CCJ hears arguments on retrial of Lusignan massacre accused

The Caribbean Court of Justice (CCJ) on Friday heard arguments on the appeals challenging the decision to retry prison escapee Mark Royden Williams and former co-accused James Anthony Hyles, who were acquitted of the murders committed during the 2008 Lusignan massacre.

Williams, who is now on the run after Sunday’s Camp Street prison revolt, and Hyles were accused of killing 48-year-old Clarence Thomas, his 12-year-old daughter Vanessa Thomas and his son Ron Thomas; 32-year-old Mohandai Gourdat and her two sons, four-year-old Seegobind Harrilall and 10-year-old Seegopaul Harrilall; 22-year-old Shazam Mohamed; 55-year-old Shaleem Baksh; Seecharran Rooplall, 56, his wife Dhanrajie Ramsingh, 52 and their 11-year-old daughter Raywattie Ramsingh, on January 26, 2008, at Track ‘A’ Lusignan.

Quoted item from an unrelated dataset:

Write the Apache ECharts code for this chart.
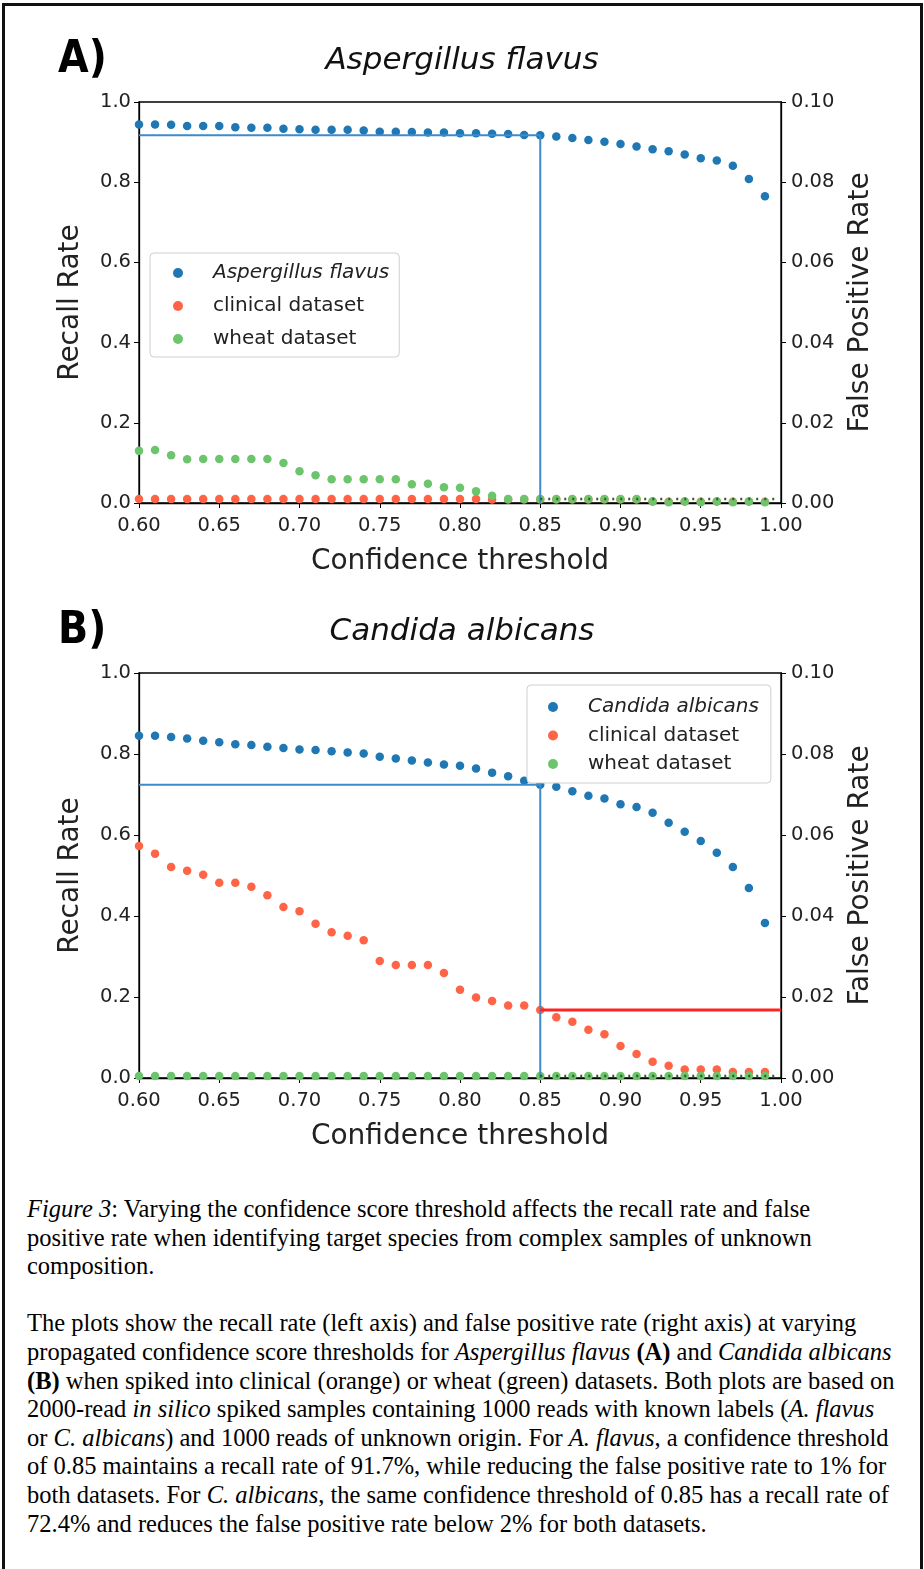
<!DOCTYPE html>
<html>
<head>
<meta charset="utf-8">
<script src="https://cdn.jsdelivr.net/npm/echarts@6/dist/echarts.min.js"></script>
<style>
  body { margin: 0; background: #fff; }
  #page { position: relative; width: 924px; height: 1569px; overflow: hidden; }
  #frame { position: absolute; left: 2px; top: 3px; width: 921px; height: 1580px;
           border: 3px solid #111; border-bottom: none; box-sizing: border-box; }
  #chart { position: absolute; left: 0; top: 0; width: 924px; height: 1160px; }
  #caption { position: absolute; left: 27px; top: 1195px; width: 900px;
             font-family: "Liberation Serif", "Times New Roman", serif; font-size: 24.5px;
             line-height: 28.6px; color: #000; white-space: nowrap; }
</style>
</head>
<body>
<div id="page">
  <div id="chart"></div>
  <div id="caption">
    <i>Figure 3</i>: Varying the confidence score threshold affects the recall rate and false<br>
    positive rate when identifying target species from complex samples of unknown<br>
    composition.<br>
    <br>
    The plots show the recall rate (left axis) and false positive rate (right axis) at varying<br>
    propagated confidence score thresholds for <i>Aspergillus flavus</i> <b>(A)</b> and <i>Candida albicans</i><br>
    <b>(B)</b> when spiked into clinical (orange) or wheat (green) datasets. Both plots are based on<br>
    2000-read <i>in silico</i> spiked samples containing 1000 reads with known labels (<i>A. flavus</i><br>
    or <i>C. albicans</i>) and 1000 reads of unknown origin. For <i>A. flavus</i>, a confidence threshold<br>
    of 0.85 maintains a recall rate of 91.7%, while reducing the false positive rate to 1% for<br>
    both datasets. For <i>C. albicans</i>, the same confidence threshold of 0.85 has a recall rate of<br>
    72.4% and reduces the false positive rate below 2% for both datasets.
  </div>
  <div id="frame"></div>
</div>
<script>
// confidence thresholds (x)
var thresholds = [0.60, 0.61, 0.62, 0.63, 0.64, 0.65, 0.66, 0.67, 0.68, 0.69,
                  0.70, 0.71, 0.72, 0.73, 0.74, 0.75, 0.76, 0.77, 0.78, 0.79,
                  0.80, 0.81, 0.82, 0.83, 0.84, 0.85, 0.86, 0.87, 0.88, 0.89,
                  0.90, 0.91, 0.92, 0.93, 0.94, 0.95, 0.96, 0.97, 0.98, 0.99];
var chosenThreshold = 0.85;

// A) Aspergillus flavus
var recallA = [0.944, 0.944, 0.943, 0.940, 0.940, 0.940, 0.937, 0.936, 0.936, 0.933,
               0.932, 0.931, 0.931, 0.931, 0.929, 0.926, 0.926, 0.925, 0.924, 0.924,
               0.922, 0.922, 0.921, 0.920, 0.918, 0.917, 0.914, 0.910, 0.905, 0.901,
               0.895, 0.889, 0.882, 0.877, 0.869, 0.860, 0.854, 0.841, 0.808, 0.765];
var clinicalA = [0.0010, 0.0010, 0.0010, 0.0010, 0.0010, 0.0010, 0.0010, 0.0010, 0.0010, 0.0010,
                 0.0010, 0.0010, 0.0010, 0.0010, 0.0010, 0.0010, 0.0010, 0.0010, 0.0010, 0.0010,
                 0.0010, 0.0010, 0.0009, 0.0009, 0.0009, 0.0009, 0.0009, 0.0009, 0.0009, 0.0009,
                 0.0009, 0.0009, 0.0004, 0.0003, 0.0004, 0.0003, 0.0004, 0.0003, 0.0004, 0.0003];
var wheatA = [0.0130, 0.0132, 0.0119, 0.0109, 0.0110, 0.0110, 0.0110, 0.0110, 0.0110, 0.0100,
              0.0079, 0.0069, 0.0059, 0.0059, 0.0059, 0.0059, 0.0059, 0.0047, 0.0048, 0.0039,
              0.0038, 0.0029, 0.0018, 0.0010, 0.0010, 0.0010, 0.0010, 0.0010, 0.0010, 0.0010,
              0.0010, 0.0010, 0.0004, 0.0002, 0.0004, 0.0002, 0.0004, 0.0002, 0.0004, 0.0002];

// B) Candida albicans
var recallB = [0.845, 0.845, 0.842, 0.838, 0.833, 0.829, 0.824, 0.822, 0.818, 0.815,
               0.811, 0.810, 0.807, 0.804, 0.801, 0.793, 0.789, 0.784, 0.779, 0.774,
               0.771, 0.764, 0.754, 0.745, 0.734, 0.724, 0.719, 0.708, 0.697, 0.690,
               0.676, 0.669, 0.655, 0.630, 0.608, 0.585, 0.556, 0.521, 0.469, 0.383];
var clinicalB = [0.0573, 0.0554, 0.0521, 0.0512, 0.0502, 0.0482, 0.0482, 0.0472, 0.0451, 0.0422,
                 0.0412, 0.0381, 0.0360, 0.0351, 0.0340, 0.0289, 0.0279, 0.0279, 0.0279, 0.0259,
                 0.0218, 0.0199, 0.0190, 0.0179, 0.0179, 0.0168, 0.0150, 0.0139, 0.0119, 0.0108,
                 0.0079, 0.0059, 0.0040, 0.0030, 0.0021, 0.0021, 0.0021, 0.0015, 0.0015, 0.0015];
var wheatB = [0.0005, 0.0005, 0.0005, 0.0005, 0.0005, 0.0005, 0.0005, 0.0005, 0.0005, 0.0005,
              0.0005, 0.0005, 0.0005, 0.0005, 0.0005, 0.0005, 0.0005, 0.0005, 0.0005, 0.0005,
              0.0005, 0.0005, 0.0005, 0.0005, 0.0005, 0.0005, 0.0005, 0.0005, 0.0005, 0.0005,
              0.0005, 0.0005, 0.0005, 0.0005, 0.0005, 0.0005, 0.0005, 0.0005, 0.0005, 0.0005];

var xTicks = ["0.60", "0.65", "0.70", "0.75", "0.80", "0.85", "0.90", "0.95", "1.00"];

var BLUE = "#1f77b4", ORANGE = "#ff6446", GREEN = "#6cc56c";
var FONT = "DejaVu Sans";
var TXT = "#222";

function pairs(ys) {
  return thresholds.map(function (x, i) { return [x, ys[i]]; });
}

var chart = echarts.init(document.getElementById("chart"));
var idx = thresholds.indexOf(chosenThreshold);

var grids = [
  { left: 139, width: 642, top: 102, height: 401 },
  { left: 139, width: 642, top: 673, height: 405 }
];

var panels = [
  { letter: "A)", species: "Aspergillus flavus", recall: recallA, clinical: clinicalA, wheat: wheatA,
    legend: { left: 150, top: 253, padding: [10, 10, 8, 23], itemGap: 13 }, redLine: false },
  { letter: "B)", species: "Candida albicans", recall: recallB, clinical: clinicalB, wheat: wheatB,
    legend: { left: 527, top: 685, padding: [12, 12, 9, 21], itemGap: 8.5 }, redLine: true }
];

var option = {
  animation: false,
  textStyle: { fontFamily: FONT },
  title: [], grid: [], xAxis: [], yAxis: [], legend: [], series: []
};

panels.forEach(function (p, k) {
  var g = grids[k];
  option.grid.push({ left: g.left, width: g.width, top: g.top, height: g.height,
                     show: true, borderColor: "#000", borderWidth: 1.3, backgroundColor: "#fff" });
  option.title.push({ text: p.species, left: 457, top: g.top - 62, textAlign: "center",
                      textStyle: { fontFamily: FONT, fontSize: 31, fontStyle: "italic", fontWeight: "normal", color: "#111" } });
  option.title.push({ text: p.letter, left: 53, top: g.top - 68,
                      textStyle: { fontFamily: "'DejaVu Sans Condensed', 'Liberation Sans Narrow', sans-serif",
                                   fontSize: 44, fontWeight: "bold", color: "#000" } });

  option.xAxis.push({
    type: "value", gridIndex: k, min: 0.6, max: 1.0, interval: 0.05,
    name: "Confidence threshold", nameLocation: "middle", nameGap: 45,
    nameTextStyle: { fontSize: 28, color: TXT },
    axisLine: { lineStyle: { color: "#000", width: 1.3 } },
    axisTick: { inside: false, length: 5, lineStyle: { color: "#000" } },
    splitLine: { show: false },
    axisLabel: { fontSize: 19.5, color: TXT, margin: 13,
                 formatter: function (v) { return xTicks[Math.round((v - 0.6) / 0.05)]; } }
  });
  option.yAxis.push({
    type: "value", gridIndex: k, min: 0, max: 1, interval: 0.2, position: "left",
    name: "Recall Rate", nameLocation: "middle", nameGap: 54, nameRotate: 90,
    nameTextStyle: { fontSize: 28, color: TXT },
    axisLine: { show: true, lineStyle: { color: "#000", width: 1.3 } },
    axisTick: { show: true, inside: false, length: 5, lineStyle: { color: "#000" } },
    splitLine: { show: false },
    axisLabel: { fontSize: 19.5, color: TXT, margin: 8, formatter: function (v) { return v.toFixed(1); } }
  });
  option.yAxis.push({
    type: "value", gridIndex: k, min: 0, max: 0.1, interval: 0.02, position: "right",
    name: "False Positive Rate", nameLocation: "middle", nameGap: 66, nameRotate: 90,
    nameTextStyle: { fontSize: 28, color: TXT },
    axisLine: { show: true, lineStyle: { color: "#000", width: 1.3 } },
    axisTick: { show: true, inside: false, length: 5, lineStyle: { color: "#000" } },
    splitLine: { show: false },
    axisLabel: { fontSize: 19.5, color: TXT, margin: 10, formatter: function (v) { return v.toFixed(2); } }
  });

  var yL = 2 * k, yR = 2 * k + 1;
  var names = [p.species, "clinical dataset", "wheat dataset"];
  option.legend.push({
    orient: "vertical", left: p.legend.left, top: p.legend.top, padding: p.legend.padding,
    itemGap: p.legend.itemGap, itemWidth: 10, itemHeight: 10, icon: "circle",
    backgroundColor: "#fff", borderColor: "#cfcfcf", borderWidth: 1, borderRadius: 4,
    data: names, selectedMode: false,
    formatter: function (n) { return n === p.species ? "{i|" + n + "}" : "{n|" + n + "}"; },
    textStyle: { fontSize: 20, color: TXT, padding: [0, 0, 0, 25],
                 rich: { i: { fontSize: 20, fontStyle: "italic", color: TXT, fontFamily: FONT },
                         n: { fontSize: 20, color: TXT, fontFamily: FONT } } }
  });

  option.series.push({ name: names[0], type: "scatter", xAxisIndex: k, yAxisIndex: yL,
                       data: pairs(p.recall), symbolSize: 8.5, itemStyle: { color: BLUE, opacity: 1 }, z: 3 });
  option.series.push({ name: names[1], type: "scatter", xAxisIndex: k, yAxisIndex: yR,
                       data: pairs(p.clinical), symbolSize: 8.5, itemStyle: { color: ORANGE, opacity: 1 }, z: 3 });
  option.series.push({ name: names[2], type: "scatter", xAxisIndex: k, yAxisIndex: yR,
                       data: pairs(p.wheat), symbolSize: 8.5, itemStyle: { color: GREEN, opacity: 1 }, z: 3 });

  // threshold guides
  var r = p.recall[idx];
  option.series.push({ type: "line", xAxisIndex: k, yAxisIndex: yL, symbol: "none", silent: true, z: 4,
                       lineStyle: { color: "#3d8bcb", width: 2 },
                       data: [[thresholds[0], r], [chosenThreshold, r], [chosenThreshold, 0]] });
  option.series.push({ type: "line", xAxisIndex: k, yAxisIndex: yR, symbol: "none", silent: true, z: 4,
                       lineStyle: { color: "#2f5e22", width: 2.5, type: [2, 6] },
                       data: [[chosenThreshold, p.wheat[idx]], [1.0, p.wheat[idx]]] });
  if (p.redLine) {
    option.series.push({ type: "line", xAxisIndex: k, yAxisIndex: yR, symbol: "none", silent: true, z: 4,
                         lineStyle: { color: "#ff2424", width: 3 },
                         data: [[chosenThreshold, p.clinical[idx]], [1.0, p.clinical[idx]]] });
  }
});

chart.setOption(option);
</script>
</body>
</html>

Gunmen had stormed their homes in the wee hours of the morning and began shooting.

Although Williams and Hyles were foundnot guilty by a 12-member jury on each of the 11 counts of murder in 2013, the state appealed and the Court of Appeal subsequently ordered a retrial.

Attorneys Roger Yearwood and Nigel Hughes represented the applicants Williams and Hyles, respectively, while Senior Counsel Sir Fenton Ramsahoye and Director of Public Prosecutions (DPP) Shalimar Ali-Hack represented the respondent before the CCJ in Trinidad on Friday.

Hearing arguments were CCJ President Sir Dennis Byron and other members of the court.

In his submissions, Yearwood told the court that one of the grounds of appeal raised by the DPP was the fact that the learned trial judge’s decision to allow counsel for the appellant to examine potential jurors offended the principle of random selection as contemplated by the Criminal Procedure Act.

Yearwood, however, said, “Our contention is that the fact that the prosecutor indicated that they had no objection to then subsequently partaking in the procedure that was employed, that they ought not to have been afforded the opportunity to raise that as a ground of appeal.”

Hughes, in his arguments to the court, sought to address the constitutional aspects and separation of powers, including the protection of double jeopardy afforded in the constitution.

He argued that an amendment on the Court of Appeal Act to allow for an appeal at any stage of the criminal cause or matter, encroached upon Article 144 (5) of the constitution. “[It is] clearly an encroachment on the right that was protected.”

Article 144 (5) states, “No person who shows that he has been tried by a competent court for a criminal offence and either convicted or acquitted shall again be tried for that offence or for any other criminal offence of which he could  have  been  convicted  at  the  trial  for  that  offence,  save  upon  the order of a superior court in the course of appeal proceedings relating to the  conviction  or  acquittal.”

In relation to the separation of powers, the attorney said, “the DPP as a member of the executive ought not to have the power to select whether to appeal on a point of law or appeal the actual appeal which have two completely different consequences. As a member of the executive, that power ought not to reside in the executive as to what the consequences of an acquittal may be.”

Meanwhile, Ramsahoye, in his submission, argued that the case is not one dealing with separation of powers.

“This is a case about legislative power…in this case, Parliament, by legislation in 2012, gave the DPP the right to appeal an acquittal on certain limited legal grounds… there has been a question about the constitutional validity of the act under which the acquittal was appealed. That contention is without substance. It is wholly without substance,” he said.

“…Parliament gave the Court of Appeal the jurisdiction to deal with acquittal. The argument that the offence was committed in 2008, when the amendment had not been passed, doesn’t have any substance because the amendment was passed in 2010 but it was only triggered in 2013 when the trial took place,” Ramsahoye argued.

Among the grounds for appeal of the High Court acquittal of the duo was the nondisclosure to the judge by the jury foreman and attorney Hughes, who represented Hyles, that the foreman, Vernon Griffith, was a former client of the lawyer.

After the conclusion of the trial, trial judge Navindra Singh had placed a life ban from jury service on Griffith for his non-disclosure.

The DPP had also maintained, after conveying its intention to appeal, that Hughes needed to disclose that he had represented Griffith in a civil case for a period of six years starting in 2002. This non-disclosure, the DPP argued, constituted a “material irregularity.”

The DPP further contended that the non-disclosure was “material and significant” given the fact that at the commencement of the trial on July 15, 2013, before the jury was selected and empanelled, “the learned trial judge specifically called out the names of all the attorneys involved in the case and told the entire panel that if they know or are associated with any of the attorneys, they ought to so indicate and would be excused.”

Court of Appeal judge, Justice Yonette Cummings-Edwards, subsequently noted that the court found that the foreman had an ethical and legal duty to disclose his relationship with Hughes.